Check every line for the word "this" and give the number of lines where it occurs, nothing else.

• • •

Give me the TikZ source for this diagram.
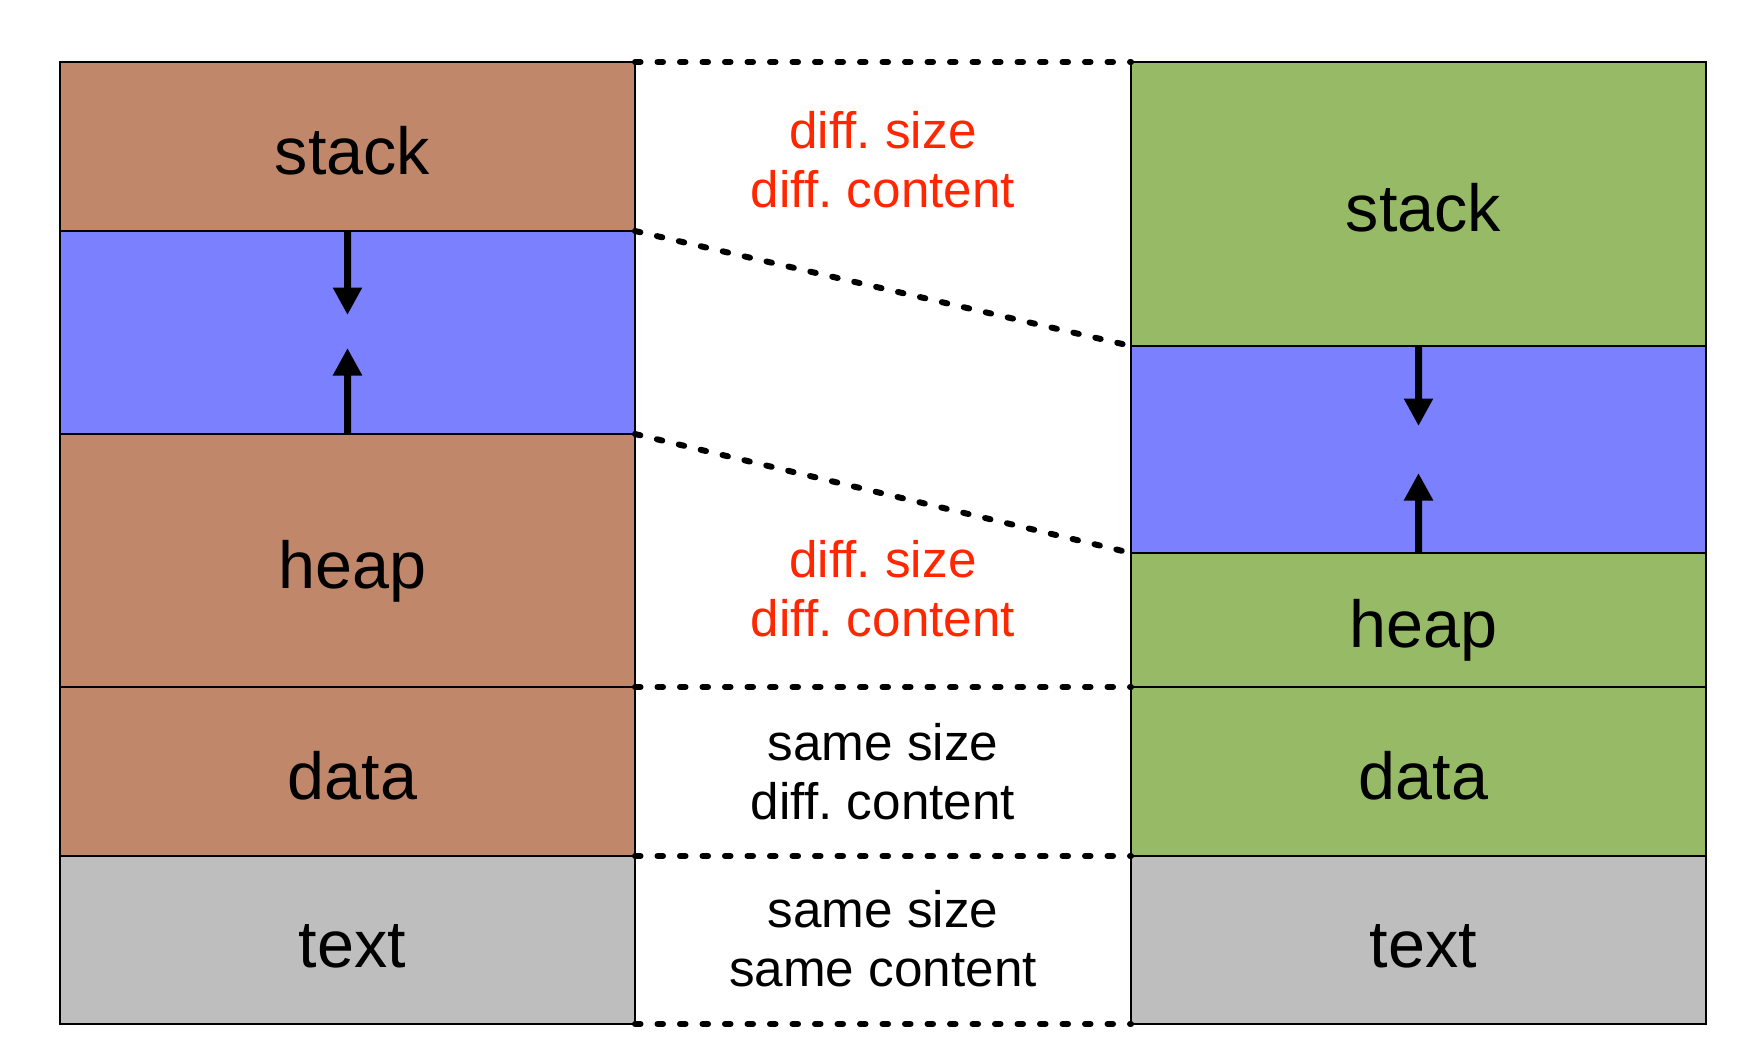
\documentclass[tikz,border=0pt]{standalone}
\usepackage{fontspec}
\setmainfont{Liberation Sans}
\usetikzlibrary{arrows.meta}
\definecolor{brownseg}{RGB}{192,135,107}
\definecolor{blueseg}{RGB}{123,128,255}
\definecolor{greenseg}{RGB}{151,186,103}
\definecolor{grayseg}{RGB}{190,190,190}
\definecolor{redtxt}{RGB}{255,38,0}
\frenchspacing
\begin{document}
\begin{tikzpicture}[x=0.4pt,y=-0.4pt,
  seg/.style={draw=black,line width=0.6pt,rectangle,inner sep=0pt,outer sep=0pt,
    minimum width=230pt,anchor=north west,text height=22pt,text depth=0pt,
    font=\fontsize{26.6}{30}\selectfont},
  lbl/.style={font=\fontsize{26.6}{30}\selectfont,inner sep=0pt,text height=22pt,text depth=0pt},
  dots/.style={line width=2.4pt,line cap=round,dash pattern=on 2.2pt off 6.8pt},
  growarrow/.style={line width=2.8pt,-{Triangle[width=11pt,length=11pt]}},
  note/.style={align=center,font=\fontsize{20.5}{23.6}\selectfont}]
\useasboundingbox (0,0) rectangle (1744,1060);
% left column
\node[seg,fill=brownseg,minimum height=67.6pt] (Lstack) at (60,62) {};
\node[seg,fill=blueseg,minimum height=81.2pt] (Lgap) at (60,231) {};
\node[seg,fill=brownseg,minimum height=101.2pt] (Lheap) at (60,434) {};
\node[seg,fill=brownseg,minimum height=67.6pt] (Ldata) at (60,687) {};
\node[seg,fill=grayseg,minimum height=67.2pt] (Ltext) at (60,856) {};
% right column
\node[seg,fill=greenseg,minimum height=113.6pt] (Rstack) at (1131,62) {};
\node[seg,fill=blueseg,minimum height=82.8pt] (Rgap) at (1131,346) {};
\node[seg,fill=greenseg,minimum height=53.6pt] (Rheap) at (1131,553) {};
\node[seg,fill=greenseg,minimum height=67.6pt] (Rdata) at (1131,687) {};
\node[seg,fill=grayseg,minimum height=67.2pt] (Rtext) at (1131,856) {};
% labels
\node[lbl,xshift=2pt] (tLstack) at (Lstack.center) {stack};
\node[lbl,xshift=2pt] (tLheap) at (Lheap.center) {heap};
\node[lbl,xshift=2pt] (tLdata) at (Ldata.center) {data};
\node[lbl,xshift=2pt] (tLtext) at (Ltext.center) {text};
\node[lbl,xshift=2pt] (tRstack) at (Rstack.center) {stack};
\node[lbl,xshift=2pt] (tRheap) at (Rheap.center) {heap};
\node[lbl,xshift=2pt] (tRdata) at (Rdata.center) {data};
\node[lbl,xshift=2pt] (tRtext) at (Rtext.center) {text};
% growth arrows
\coordinate (Ltipd) at (347.5,315);
\coordinate (Ltipu) at (347.5,348);
\coordinate (Rtipd) at (1418.5,426);
\coordinate (Rtipu) at (1418.5,473);
\draw[growarrow] (Lgap.north) -- (Ltipd);
\draw[growarrow] (Lgap.south) -- (Ltipu);
\draw[growarrow] (Rgap.north) -- (Rtipd);
\draw[growarrow] (Rgap.south) -- (Rtipu);
% dotted correspondences
\draw[dots] (Lstack.north east) -- (Rstack.north west);
\draw[dots] (Lgap.north east) -- (Rgap.north west);
\draw[dots] (Lgap.south east) -- (Rgap.south west);
\draw[dots] (Ldata.north east) -- (Rdata.north west);
\draw[dots] (Ltext.north east) -- (Rtext.north west);
\draw[dots] (Ltext.south east) -- (Rtext.south west);
% notes
\node[note,text=redtxt] (n1) at (883,160) {diff. size\\diff. content};
\node[note,text=redtxt] (n2) at (883,589) {diff. size\\diff. content};
\node[note] (n3) at (883,772) {same size\\diff. content};
\node[note] (n4) at (883,939) {same size\\same content};
\end{tikzpicture}
\end{document}
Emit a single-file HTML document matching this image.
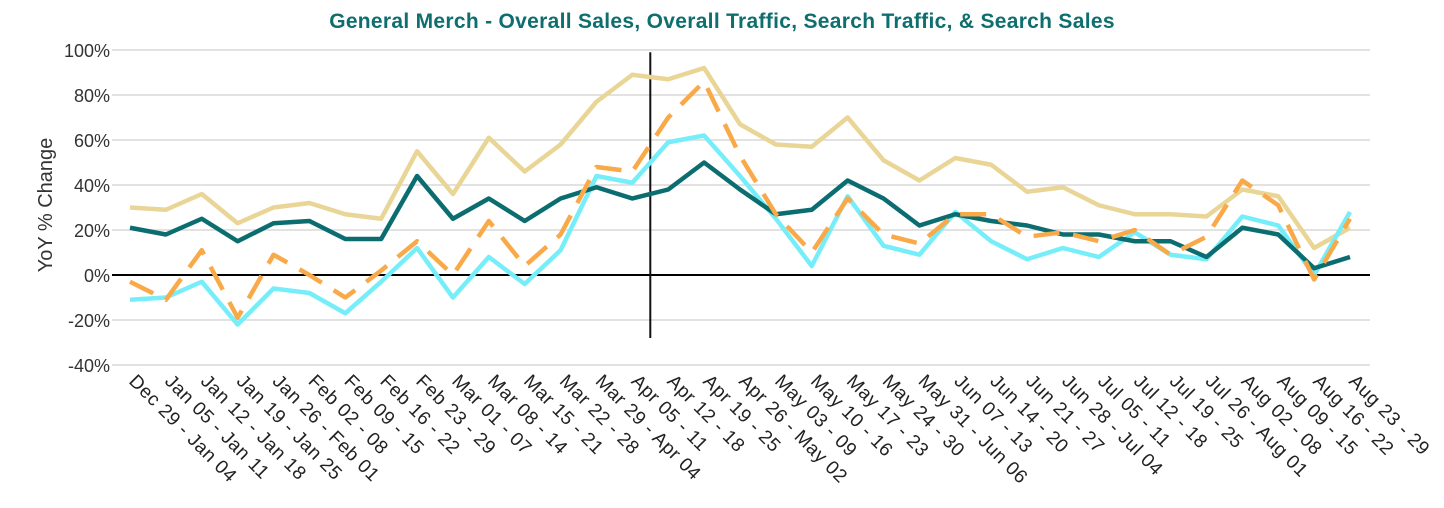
<!DOCTYPE html>
<html><head><meta charset="utf-8"><style>
body{margin:0;background:#fff;}
svg{display:block;font-family:"Liberation Sans",sans-serif;}
</style></head><body>
<svg id="chart" width="1444" height="508">
<text x="722" y="28" text-anchor="middle" font-size="21" font-weight="bold" fill="#0f6e6e" letter-spacing="0.3">General Merch - Overall Sales, Overall Traffic, Search Traffic, &amp; Search Sales</text>
<text transform="translate(52,205) rotate(-90)" text-anchor="middle" font-size="20" fill="#333">YoY % Change</text>
<g id="grid"></g><g id="ylabels"></g><g id="xlabels"></g><g id="series"></g>
</svg>
<script>
const categories=["Dec 29 - Jan 04","Jan 05 - Jan 11","Jan 12 - Jan 18","Jan 19 - Jan 25","Jan 26 - Feb 01","Feb 02 - 08","Feb 09 - 15","Feb 16 - 22","Feb 23 - 29","Mar 01 - 07","Mar 08 - 14","Mar 15 - 21","Mar 22 - 28","Mar 29 - Apr 04","Apr 05 - 11","Apr 12 - 18","Apr 19 - 25","Apr 26 - May 02","May 03 - 09","May 10 - 16","May 17 - 23","May 24 - 30","May 31 - Jun 06","Jun 07 - 13","Jun 14 - 20","Jun 21 - 27","Jun 28 - Jul 04","Jul 05 - 11","Jul 12 - 18","Jul 19 - 25","Jul 26 - Aug 01","Aug 02 - 08","Aug 09 - 15","Aug 16 - 22","Aug 23 - 29"];
const searchSales=[30,29,36,23,30,32,27,25,55,36,61,46,58,77,89,87,92,67,58,57,70,51,42,52,49,37,39,31,27,27,26,38,35,12,21];
const searchTraffic=[-11,-10,-3,-22,-6,-8,-17,-3,12,-10,8,-4,11,44,41,59,62,44,25,4,35,13,9,28,15,7,12,8,19,9,7,26,22,0,28];
const overallSales=[-3,-11,11,-19,9,0,-10,2,15,0,24,4,18,48,46,70,86,53,27,10,34,18,14,27,27,17,19,15,20,9,17,42,31,-2,25];
const overallTraffic=[21,18,25,15,23,24,16,16,44,25,34,24,34,39,34,38,50,38,27,29,42,34,22,27,24,22,18,18,15,15,8,21,18,3,8];
const yTicks=[-40,-20,0,20,40,60,80,100];
const NS="http://www.w3.org/2000/svg";
const x0=130,x1=1350,xL=112,xR=1370;
const xs=i=>x0+i*(x1-x0)/(categories.length-1);
const ys=v=>275-v*2.25;
function mk(t,a,p){const e=document.createElementNS(NS,t);for(const k in a)e.setAttribute(k,a[k]);document.getElementById(p).appendChild(e);return e;}
yTicks.forEach(v=>{
 const l=mk("line",{x1:xL,x2:xR,y1:ys(v),y2:ys(v),stroke:v===0?"#000":"#d9d9d9","stroke-width":v===0?2:1.5},"grid");
 
 
 const t=mk("text",{x:110,y:ys(v)+7,"text-anchor":"end","font-size":18,fill:"#333"},"ylabels");
 t.textContent=v+"%";
 
 
});
const vl=mk("line",{x1:(xs(14)+xs(15))/2,x2:(xs(14)+xs(15))/2,y1:ys(99),y2:ys(-28),stroke:"#111","stroke-width":2},"grid");


categories.forEach((c,i)=>{
 const t=mk("text",{transform:`translate(${xs(i)-2},${ys(-45)+6}) rotate(45)`,"font-size":19,"letter-spacing":"0.6",fill:"#222"},"xlabels");
 t.textContent=c;
 
 
});
function series(d,col,name,dash){
 const p=mk("polyline",{points:d.map((v,i)=>xs(i)+","+ys(v)).join(" "),fill:"none",stroke:col,"stroke-width":4.5,"stroke-linejoin":"round"},"series");
 if(dash)p.setAttribute("stroke-dasharray","26,14");
 
 
}
series(searchSales,"#e9d596","search-sales-line");
series(searchTraffic,"#76eefa","search-traffic-line");
series(overallTraffic,"#0b6d70","overall-traffic-line");
series(overallSales,"#f9a948","overall-sales-line",true);
</script>
</body></html>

• • •

**The result:** 2